In his first State of the Union address, US President George W. Bush warned Americans that the war on terror is only just beginning.
President Bush resolves to wipe out terrorism and improve the economy
President Bush urged Americans on Tuesday night to be patient with the war on terrorism. He talked about the efforts made so far, the steps the military had undertaken in Afghanistan, and the future goals for freeing the world of terrorism.
In his 48-minute speech President Bush praised the resilience of the American people and the steadfastness in the protection of the United States, while at the same time announcing that there was still a good ways to go.
Despite the nation being at war and struggling in a recession, "the state of our union has never been stronger," Bush told the gathering of Congress and the millions of Americans watching his address on TV.
"The war against terror is only beginning," Bush warned. And he emphasized that homeland security was a priority because thousands of terrorists remain at large.
"Thousands of dangerous killers, schooled in the methods of murder, often supported by outlaw regimes, are now spread throughout the world like ticking time bombs – set to go off without warning," the president said.
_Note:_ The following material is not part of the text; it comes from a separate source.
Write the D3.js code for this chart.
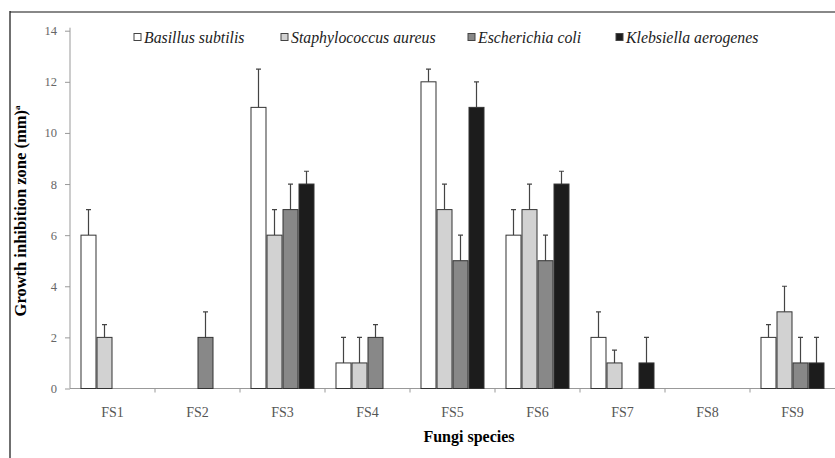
<!DOCTYPE html>
<html>
<head>
<meta charset="utf-8">
<script src="https://cdn.jsdelivr.net/npm/d3@7"></script>
<style>
    body { margin: 0; background: #fff; }
    #chart { width: 835px; height: 458px; }
    svg text { font-family: "Liberation Serif", "Times New Roman", Times, "DejaVu Serif", serif; }
</style>
</head>
<body>
<div id="chart"></div>
<script>
// ---------------------------------------------------------------- //
//                               Data                               //
// ---------------------------------------------------------------- //
var categories = ["FS1", "FS2", "FS3", "FS4", "FS5", "FS6", "FS7", "FS8", "FS9"];
var seriesNames = ["Basillus subtilis", "Staphylococcus aureus", "Escherichia coli", "Klebsiella aerogenes"];

// mean values (null = no inhibition zone)
var basillus  = [6,    null, 11, 1,    12, 6, 2,    null, 2];
var staphylo  = [2,    null, 6,  1,    7,  7, 1,    null, 3];
var escheri   = [null, 2,    7,  2,    5,  5, null, null, 1];
var klebsi    = [null, null, 8,  null, 11, 8, 1,    null, 1];

// top of error bars
var basillusErr = [7,    null, 12.5, 2,    12.5, 7,   3,    null, 2.5];
var staphyloErr = [2.5,  null, 7,    2,    8,    8,   1.5,  null, 4];
var escheriErr  = [null, 3,    8,    2.5,  6,    6,   null, null, 2];
var klebsiErr   = [null, null, 8.5,  null, 12,   8.5, 2,    null, 2];

var yTicks = [0, 2, 4, 6, 8, 10, 12, 14];

var seriesColors = ["#ffffff", "#d2d2d2", "#888888", "#1c1c1c"];

var SERIF = "'Liberation Serif', 'Times New Roman', Times, serif";

// ---------------------------------------------------------------- //
//                              Layout                              //
// ---------------------------------------------------------------- //
var W = 835, H = 458;
var plotLeft = 70, plotRight = 835, plotTop = 30.7, plotBottom = 388.5;

var svg = d3.select("#chart").append("svg")
    .attr("width", W).attr("height", H);

// Frame
svg.append("line").attr("x1", 10).attr("x2", W).attr("y1", 12).attr("y2", 12)
    .attr("stroke", "#888").attr("stroke-width", 2);
svg.append("line").attr("x1", 10).attr("x2", 10).attr("y1", 11).attr("y2", H)
    .attr("stroke", "#222").attr("stroke-width", 1.3);

// Scales
var x = d3.scaleBand().domain(categories).range([plotLeft, plotRight]);
var xs = d3.scaleBand().domain(seriesNames).range([0, x.bandwidth()])
    .paddingOuter(0.656).paddingInner(0);
var y = d3.scaleLinear().domain([0, 14]).range([plotBottom, plotTop]);

// Y axis
var yAxis = svg.append("g")
    .attr("transform", "translate(" + plotLeft + ",0)")
    .call(d3.axisLeft(y).tickValues(yTicks).tickSize(5).tickPadding(8).tickSizeOuter(0))
    .attr("font-family", SERIF);
yAxis.select(".domain").attr("stroke", "#999").attr("d", "M0," + plotBottom + "V" + (plotTop - 3));
yAxis.selectAll(".tick line").attr("stroke", "#999");
yAxis.selectAll(".tick text")
    .attr("fill", "#666").style("font-size", "12.5px")
    .style("font-family", SERIF);

// X axis (labels at band centres, ticks at band boundaries)
var xAxis = svg.append("g")
    .attr("transform", "translate(0," + plotBottom + ")")
    .call(d3.axisBottom(x).tickSize(0).tickPadding(19))
    .attr("font-family", SERIF);
xAxis.select(".domain").attr("stroke", "#999").attr("d", "M" + plotLeft + ",0H" + plotRight);
xAxis.selectAll(".tick text")
    .attr("fill", "#555").style("font-size", "14px")
    .style("font-family", SERIF);
xAxis.selectAll(".boundary")
    .data(categories.slice(1))
    .enter().append("line")
    .attr("x1", function(d) { return x(d); })
    .attr("x2", function(d) { return x(d); })
    .attr("y1", 0).attr("y2", 4)
    .attr("stroke", "#999");

// Axis labels
svg.append("text")
    .attr("x", 469).attr("y", 442)
    .attr("text-anchor", "middle")
    .style("font-family", SERIF)
    .style("font-size", "16px").style("font-weight", "bold")
    .text("Fungi species");

var yl = svg.append("text")
    .attr("transform", "translate(26,211) rotate(-90)")
    .attr("text-anchor", "middle")
    .style("font-family", SERIF)
    .style("font-size", "16.5px").style("font-weight", "bold");
yl.append("tspan").text("Growth inhibition zone (mm)");
yl.append("tspan").attr("dy", -6).style("font-size", "9px").text("a");

// ---------------------------------------------------------------- //
//                               Bars                               //
// ---------------------------------------------------------------- //
var values = [basillus, staphylo, escheri, klebsi];
var errs = [basillusErr, staphyloErr, escheriErr, klebsiErr];

values.forEach(function(vals, si) {
    var name = seriesNames[si];
    var pts = categories.map(function(c, ci) {
        return {cat: c, v: vals[ci], e: errs[si][ci]};
    }).filter(function(d) { return d.v != null; });

    var g = svg.append("g");

    // error bars (upper only)
    g.selectAll(".err").data(pts).enter().append("path")
        .attr("fill", "none").attr("stroke", "#444").attr("stroke-width", 1.2)
        .attr("d", function(d) {
            var cx = x(d.cat) + xs(name) + xs.bandwidth() / 2;
            return "M" + cx + "," + y(d.v) + "V" + y(d.e) +
                   "M" + (cx - 2.5) + "," + y(d.e) + "H" + (cx + 2.5);
        });

    g.selectAll("rect").data(pts).enter().append("rect")
        .attr("x", function(d) { return x(d.cat) + xs(name) + 0.5; })
        .attr("y", function(d) { return y(d.v); })
        .attr("width", xs.bandwidth() - 1)
        .attr("height", function(d) { return y(0) - y(d.v); })
        .attr("fill", seriesColors[si])
        .attr("stroke", "#333").attr("stroke-width", 1);
});

// ---------------------------------------------------------------- //
//                              Legend                              //
// ---------------------------------------------------------------- //
var legendX = [134, 281, 468, 616];
var legend = svg.append("g");
seriesNames.forEach(function(name, i) {
    legend.append("rect")
        .attr("x", legendX[i]).attr("y", 33.5)
        .attr("width", 7).attr("height", 7)
        .attr("fill", seriesColors[i]).attr("stroke", "#444").attr("stroke-width", 1);
    legend.append("text")
        .attr("x", legendX[i] + 10).attr("y", 43)
        .style("font-family", SERIF)
        .style("font-size", "15.8px").style("font-style", "italic")
        .attr("fill", "#222")
        .text(name);
});
</script>
</body>
</html>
"The United States of America will not permit the world’s most dangerous regimes to threaten us with the world’s most destructive weapons," Bush told the American people.
The president specifically mentioned Iraq, Iran and North Korea, the oft-mentioned ‘rogue states’ and spoke of an "axis of evil" threatening world peace.
President Bush pledged America would continue to be "steadfast, patient and persistent" when fighting these terrorists. And he outlined two objectives for the war on terror:
Shutting down terrorists’ training camps, disrupting their activities and bringing terrorists to justice.
Preventing terrorists and regimes "who seek chemical, biological or nuclear weapons from threatening the United States and the world."
President Bush called on the civilized world to act together in obtaining these objectives because the "price of indifference would be catastrophic."
Tuesday’s State of the Union address has been described by political analysts and presidential historians as one of the most important annual speeches by a president to Congress since Franklin D. Roosevelt’s in 1941.
President Bush, whose speech was interrupted more than 70 times by bursts of applause, enjoys an extremely high approval rating. Some 80 percent of the American people support the president and believe he is doing a good job.
In his speech President Bush announced that he had three main priorities for the coming year: winning the war against terrorism, making America safe from attack, and reviving the economy.
President Bush admitted that the war on terror would be expensive. The campaign in Afghanistan already costs more than one billion dollars a month. But America must be prepared to pay "whatever it costs".
Over the next few months increased government military spending, combined with lower tax revenues resulting from economic slowdown, are expected to push the federal budget into deficit for the first time in four years. But Bush said as long as Congress "acts in a fiscally responsible way," the deficit will be small and short term.
The president vowed to help boost the economy by defeating the recession and providing "economic security for the American people". "When America works, America prospers, so my economic security plan can be summed up in one word: jobs," the president said.
Likening the war on terrorism to the US’s efforts to combat recession, Bush urged a bipartisan cooperation on domestic issues such as heath insurance and retirement security.
While the president received an arousing praise for his speech and ability to rally the nation behind him in a time of uncertainty, not everyone was so uncritical.
House Minority Leader Dick Gephart of the Democrats endorsed the president’s goals of fighting terror, but challenged the Republican positions on social security, taxes and health care, domestic issues which have been largely neglected in Bush’s administration.
In general, Bush’s speech could be divided into two parts. The first addressed the war theme. It was full of strong words, optimism and moral certitude. The second part of the speech focused on the domestic front, and was vague and lacked a firm footing.
The Republicans will need to redirect their attention to domestic issues before the November election, if they want to secure their slim majority in the House and overturn a one-seat deficit in the Senate.